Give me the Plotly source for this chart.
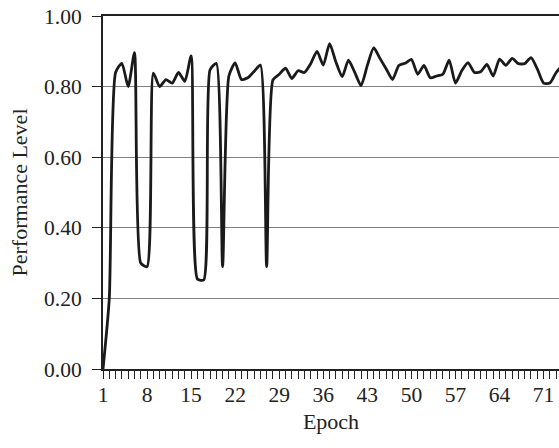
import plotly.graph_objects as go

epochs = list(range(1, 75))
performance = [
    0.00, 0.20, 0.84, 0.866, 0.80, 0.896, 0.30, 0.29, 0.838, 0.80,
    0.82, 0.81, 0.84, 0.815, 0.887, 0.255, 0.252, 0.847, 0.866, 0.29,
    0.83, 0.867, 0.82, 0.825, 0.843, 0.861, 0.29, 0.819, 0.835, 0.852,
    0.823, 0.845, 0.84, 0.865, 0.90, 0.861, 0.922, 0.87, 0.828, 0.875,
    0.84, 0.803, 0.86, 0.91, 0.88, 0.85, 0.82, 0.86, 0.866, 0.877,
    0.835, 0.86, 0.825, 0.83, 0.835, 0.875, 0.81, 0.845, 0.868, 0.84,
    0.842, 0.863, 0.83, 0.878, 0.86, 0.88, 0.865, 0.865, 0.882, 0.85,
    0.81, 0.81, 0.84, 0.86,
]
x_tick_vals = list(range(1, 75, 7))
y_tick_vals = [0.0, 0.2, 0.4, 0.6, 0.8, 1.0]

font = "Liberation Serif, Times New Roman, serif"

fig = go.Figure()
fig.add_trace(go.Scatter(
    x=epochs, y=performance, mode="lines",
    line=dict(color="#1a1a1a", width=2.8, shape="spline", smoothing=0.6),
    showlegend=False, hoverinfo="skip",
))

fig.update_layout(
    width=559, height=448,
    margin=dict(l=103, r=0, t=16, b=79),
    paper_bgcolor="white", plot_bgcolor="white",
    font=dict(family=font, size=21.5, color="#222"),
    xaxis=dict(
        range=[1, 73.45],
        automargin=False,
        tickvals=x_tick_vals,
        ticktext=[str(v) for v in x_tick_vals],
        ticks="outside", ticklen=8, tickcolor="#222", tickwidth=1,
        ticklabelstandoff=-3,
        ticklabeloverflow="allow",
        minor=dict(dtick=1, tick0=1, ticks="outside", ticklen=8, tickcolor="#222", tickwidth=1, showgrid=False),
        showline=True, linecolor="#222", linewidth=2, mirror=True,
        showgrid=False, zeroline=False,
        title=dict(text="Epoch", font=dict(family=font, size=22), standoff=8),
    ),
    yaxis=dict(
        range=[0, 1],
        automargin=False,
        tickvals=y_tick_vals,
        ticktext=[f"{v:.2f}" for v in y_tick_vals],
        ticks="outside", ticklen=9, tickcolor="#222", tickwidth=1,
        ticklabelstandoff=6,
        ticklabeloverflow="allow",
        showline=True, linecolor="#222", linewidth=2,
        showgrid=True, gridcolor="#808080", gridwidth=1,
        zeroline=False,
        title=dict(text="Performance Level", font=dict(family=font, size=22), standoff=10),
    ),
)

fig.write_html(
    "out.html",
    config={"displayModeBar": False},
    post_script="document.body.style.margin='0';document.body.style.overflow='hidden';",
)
________________
PROBLEM TO WORK ON:
Omit the pictures and reproduce the listing exactly.

ANSWER BELOW:
Give me the Plotly source for this chart.
import plotly.graph_objects as go

epochs = list(range(1, 75))
performance = [
    0.00, 0.20, 0.84, 0.866, 0.80, 0.896, 0.30, 0.29, 0.838, 0.80,
    0.82, 0.81, 0.84, 0.815, 0.887, 0.255, 0.252, 0.847, 0.866, 0.29,
    0.83, 0.867, 0.82, 0.825, 0.843, 0.861, 0.29, 0.819, 0.835, 0.852,
    0.823, 0.845, 0.84, 0.865, 0.90, 0.861, 0.922, 0.87, 0.828, 0.875,
    0.84, 0.803, 0.86, 0.91, 0.88, 0.85, 0.82, 0.86, 0.866, 0.877,
    0.835, 0.86, 0.825, 0.83, 0.835, 0.875, 0.81, 0.845, 0.868, 0.84,
    0.842, 0.863, 0.83, 0.878, 0.86, 0.88, 0.865, 0.865, 0.882, 0.85,
    0.81, 0.81, 0.84, 0.86,
]
x_tick_vals = list(range(1, 75, 7))
y_tick_vals = [0.0, 0.2, 0.4, 0.6, 0.8, 1.0]

font = "Liberation Serif, Times New Roman, serif"

fig = go.Figure()
fig.add_trace(go.Scatter(
    x=epochs, y=performance, mode="lines",
    line=dict(color="#1a1a1a", width=2.8, shape="spline", smoothing=0.6),
    showlegend=False, hoverinfo="skip",
))

fig.update_layout(
    width=559, height=448,
    margin=dict(l=103, r=0, t=16, b=79),
    paper_bgcolor="white", plot_bgcolor="white",
    font=dict(family=font, size=21.5, color="#222"),
    xaxis=dict(
        range=[1, 73.45],
        automargin=False,
        tickvals=x_tick_vals,
        ticktext=[str(v) for v in x_tick_vals],
        ticks="outside", ticklen=8, tickcolor="#222", tickwidth=1,
        ticklabelstandoff=-3,
        ticklabeloverflow="allow",
        minor=dict(dtick=1, tick0=1, ticks="outside", ticklen=8, tickcolor="#222", tickwidth=1, showgrid=False),
        showline=True, linecolor="#222", linewidth=2, mirror=True,
        showgrid=False, zeroline=False,
        title=dict(text="Epoch", font=dict(family=font, size=22), standoff=8),
    ),
    yaxis=dict(
        range=[0, 1],
        automargin=False,
        tickvals=y_tick_vals,
        ticktext=[f"{v:.2f}" for v in y_tick_vals],
        ticks="outside", ticklen=9, tickcolor="#222", tickwidth=1,
        ticklabelstandoff=6,
        ticklabeloverflow="allow",
        showline=True, linecolor="#222", linewidth=2,
        showgrid=True, gridcolor="#808080", gridwidth=1,
        zeroline=False,
        title=dict(text="Performance Level", font=dict(family=font, size=22), standoff=10),
    ),
)

fig.write_html(
    "out.html",
    config={"displayModeBar": False},
    post_script="document.body.style.margin='0';document.body.style.overflow='hidden';",
)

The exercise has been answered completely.